Inner Join by Key - Data Handling in Pure Python

Join two tables by a shared key, keeping only rows where the key exists in both. A first pass builds an index dict from the smaller table; a second pass walks the larger table and appends matched pairs, silently skipping any key that is absent from the index.

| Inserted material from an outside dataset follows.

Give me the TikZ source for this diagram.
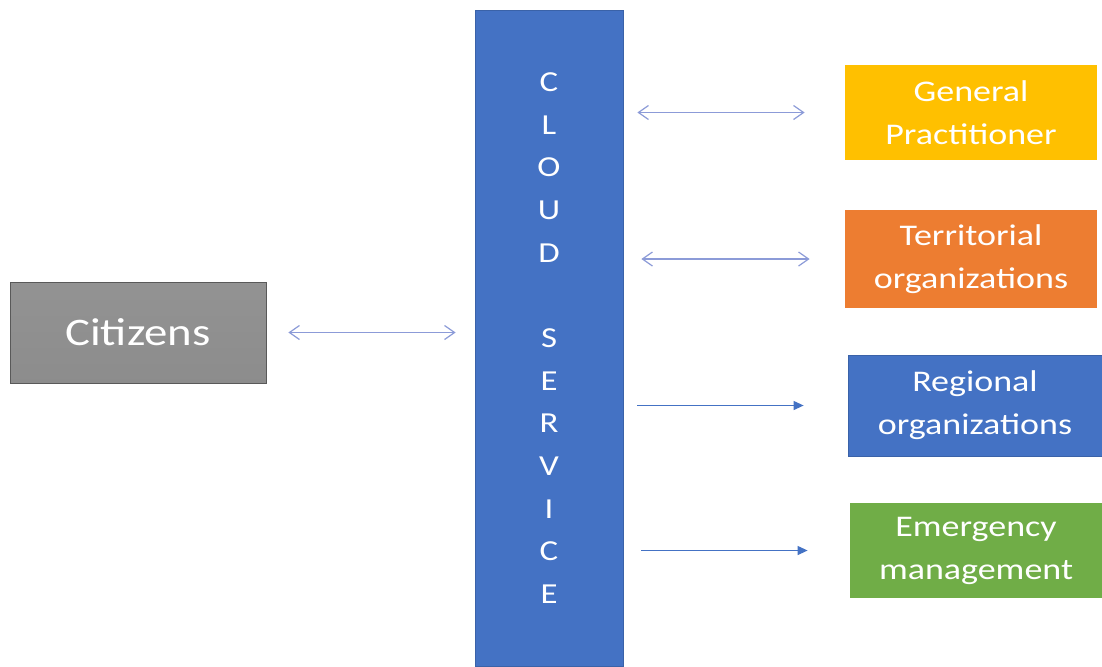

Order 3 (key 'x') has no matching customer and is dropped.

By hand

The Pythonic way

Build the index with a dict comprehension, then produce result with a list comprehension that folds the lookup and the if k in index filter into one expression.

naive.py

order_ids = [1, 2, 3, 4, 5]
order_ckeys = ['a', 'b', 'x', 'c', 'a']
cust_keys = ['a', 'b', 'c', 'd']
cust_names = ['alice', 'bob', 'carol', 'dave']
index = {}
for k, name in zip(cust_keys, cust_names):
    index[k] = name
result = []
for oid, k in zip(order_ids, order_ckeys):
    if k in index:
        result.append((oid, index[k]))
print('RESULT:', result)

library.py

order_ids = [1, 2, 3, 4, 5]
order_ckeys = ['a', 'b', 'x', 'c', 'a']
cust_keys = ['a', 'b', 'c', 'd']
cust_names = ['alice', 'bob', 'carol', 'dave']
index = {k: name for k, name in zip(cust_keys, cust_names)}
result = [(oid, index[k]) for oid, k in zip(order_ids, order_ckeys) if k in index]
print('RESULT:', result)

RESULT: [(1, 'alice'), (2, 'bob'), (4, 'carol'), (5, 'alice')]

Implementation notes

Building the index first makes the join O(n + m) overall: O(m) to build the index, then O(n) for the order pass. A nested-loop approach would be O(n × m).
This is the same mechanism as pd.merge(orders, customers, on='key', how='inner') in the python-pandas track — mechanism here, API there.
An outer join variant would use index.get(k, None) and keep all orders, substituting None for unmatched customers.
Key 'x' in order 3 has no entry in the customer table; the if k in index guard drops it silently, which is the defining behaviour of an inner join.